* Set problem
Give only the number of lines that include the string "this".

==*==

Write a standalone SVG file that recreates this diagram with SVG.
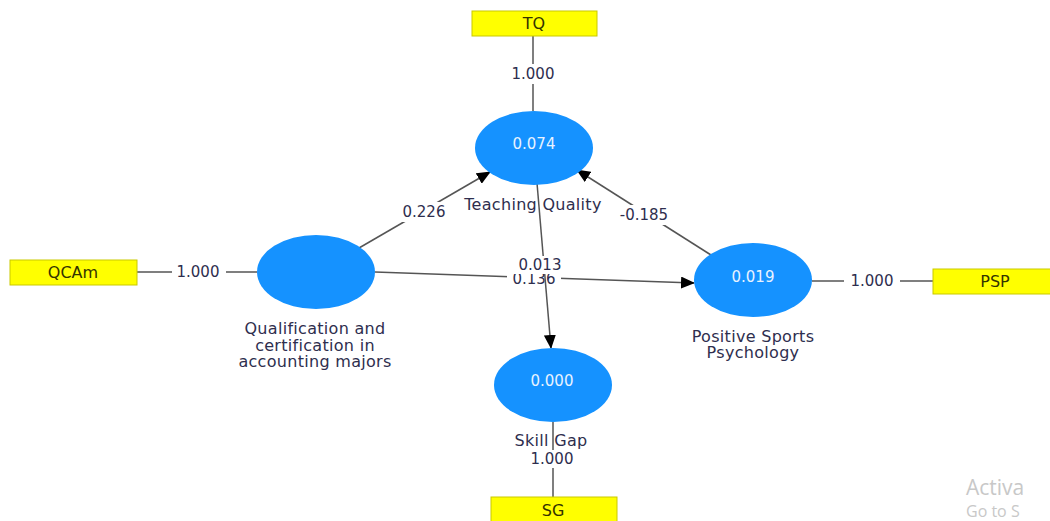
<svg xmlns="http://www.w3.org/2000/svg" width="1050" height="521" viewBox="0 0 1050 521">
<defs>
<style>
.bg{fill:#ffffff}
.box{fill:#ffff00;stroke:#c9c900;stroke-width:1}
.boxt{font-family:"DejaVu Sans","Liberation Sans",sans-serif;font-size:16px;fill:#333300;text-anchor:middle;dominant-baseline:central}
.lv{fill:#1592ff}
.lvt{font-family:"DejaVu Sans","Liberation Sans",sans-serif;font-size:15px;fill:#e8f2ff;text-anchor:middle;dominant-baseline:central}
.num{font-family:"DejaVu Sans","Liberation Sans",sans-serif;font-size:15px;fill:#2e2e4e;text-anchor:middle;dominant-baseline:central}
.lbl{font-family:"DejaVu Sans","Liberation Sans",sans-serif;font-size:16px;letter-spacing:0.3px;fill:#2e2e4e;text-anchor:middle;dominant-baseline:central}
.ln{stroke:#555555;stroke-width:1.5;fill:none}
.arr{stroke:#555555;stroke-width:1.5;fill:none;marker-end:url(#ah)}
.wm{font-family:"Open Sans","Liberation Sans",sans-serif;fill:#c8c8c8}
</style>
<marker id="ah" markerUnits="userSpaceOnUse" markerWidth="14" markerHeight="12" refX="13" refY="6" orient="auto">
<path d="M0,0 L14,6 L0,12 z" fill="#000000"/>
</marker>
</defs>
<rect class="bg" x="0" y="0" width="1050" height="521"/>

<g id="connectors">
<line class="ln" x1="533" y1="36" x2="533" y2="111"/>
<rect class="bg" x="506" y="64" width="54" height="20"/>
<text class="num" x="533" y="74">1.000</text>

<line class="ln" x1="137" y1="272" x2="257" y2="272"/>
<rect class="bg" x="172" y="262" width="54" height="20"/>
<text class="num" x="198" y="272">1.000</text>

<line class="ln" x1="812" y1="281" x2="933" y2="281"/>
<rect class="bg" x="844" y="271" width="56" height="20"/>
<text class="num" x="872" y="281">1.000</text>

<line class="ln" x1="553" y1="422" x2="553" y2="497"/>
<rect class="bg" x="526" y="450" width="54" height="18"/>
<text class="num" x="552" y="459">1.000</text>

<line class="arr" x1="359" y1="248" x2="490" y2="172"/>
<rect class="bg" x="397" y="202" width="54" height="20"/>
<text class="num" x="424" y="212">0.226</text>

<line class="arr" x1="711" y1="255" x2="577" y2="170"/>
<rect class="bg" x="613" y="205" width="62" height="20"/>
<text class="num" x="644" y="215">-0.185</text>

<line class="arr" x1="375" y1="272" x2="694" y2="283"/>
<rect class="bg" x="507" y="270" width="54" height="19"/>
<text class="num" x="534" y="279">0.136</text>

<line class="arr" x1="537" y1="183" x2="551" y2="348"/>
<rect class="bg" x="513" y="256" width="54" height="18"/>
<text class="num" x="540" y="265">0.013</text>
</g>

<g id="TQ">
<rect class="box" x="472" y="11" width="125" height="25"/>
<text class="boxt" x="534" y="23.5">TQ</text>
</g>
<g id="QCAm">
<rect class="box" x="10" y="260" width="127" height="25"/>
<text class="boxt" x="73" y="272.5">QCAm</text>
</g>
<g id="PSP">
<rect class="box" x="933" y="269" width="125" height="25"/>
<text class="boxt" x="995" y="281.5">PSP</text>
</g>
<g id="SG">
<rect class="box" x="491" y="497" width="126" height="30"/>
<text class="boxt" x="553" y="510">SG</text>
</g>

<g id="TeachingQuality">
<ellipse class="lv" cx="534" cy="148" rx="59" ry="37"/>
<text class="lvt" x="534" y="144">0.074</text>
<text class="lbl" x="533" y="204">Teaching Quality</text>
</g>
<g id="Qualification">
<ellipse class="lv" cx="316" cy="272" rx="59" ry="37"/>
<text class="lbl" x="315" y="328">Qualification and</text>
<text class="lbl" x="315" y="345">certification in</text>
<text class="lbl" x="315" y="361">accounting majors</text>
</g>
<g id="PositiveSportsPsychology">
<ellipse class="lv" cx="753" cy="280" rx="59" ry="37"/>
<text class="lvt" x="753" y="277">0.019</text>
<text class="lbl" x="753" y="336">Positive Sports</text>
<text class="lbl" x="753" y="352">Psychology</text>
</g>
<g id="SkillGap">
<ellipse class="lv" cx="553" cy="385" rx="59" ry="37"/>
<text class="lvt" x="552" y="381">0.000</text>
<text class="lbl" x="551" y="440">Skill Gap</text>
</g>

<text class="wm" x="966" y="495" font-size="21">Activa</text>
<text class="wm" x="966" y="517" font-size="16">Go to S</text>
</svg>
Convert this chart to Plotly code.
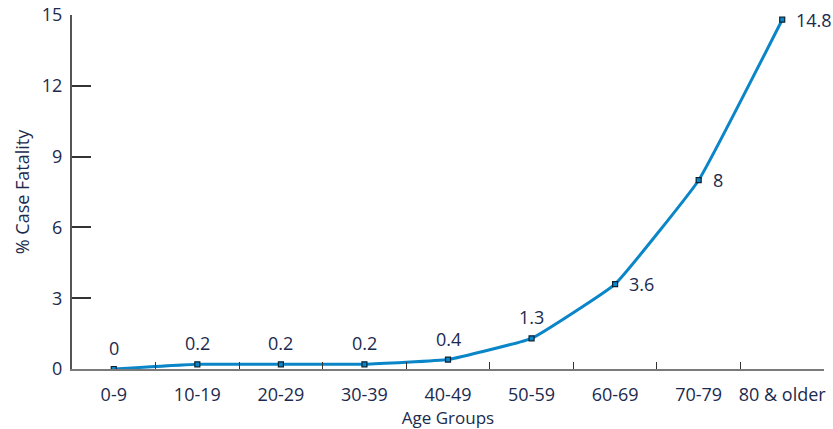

==*==

* Exercise answer
2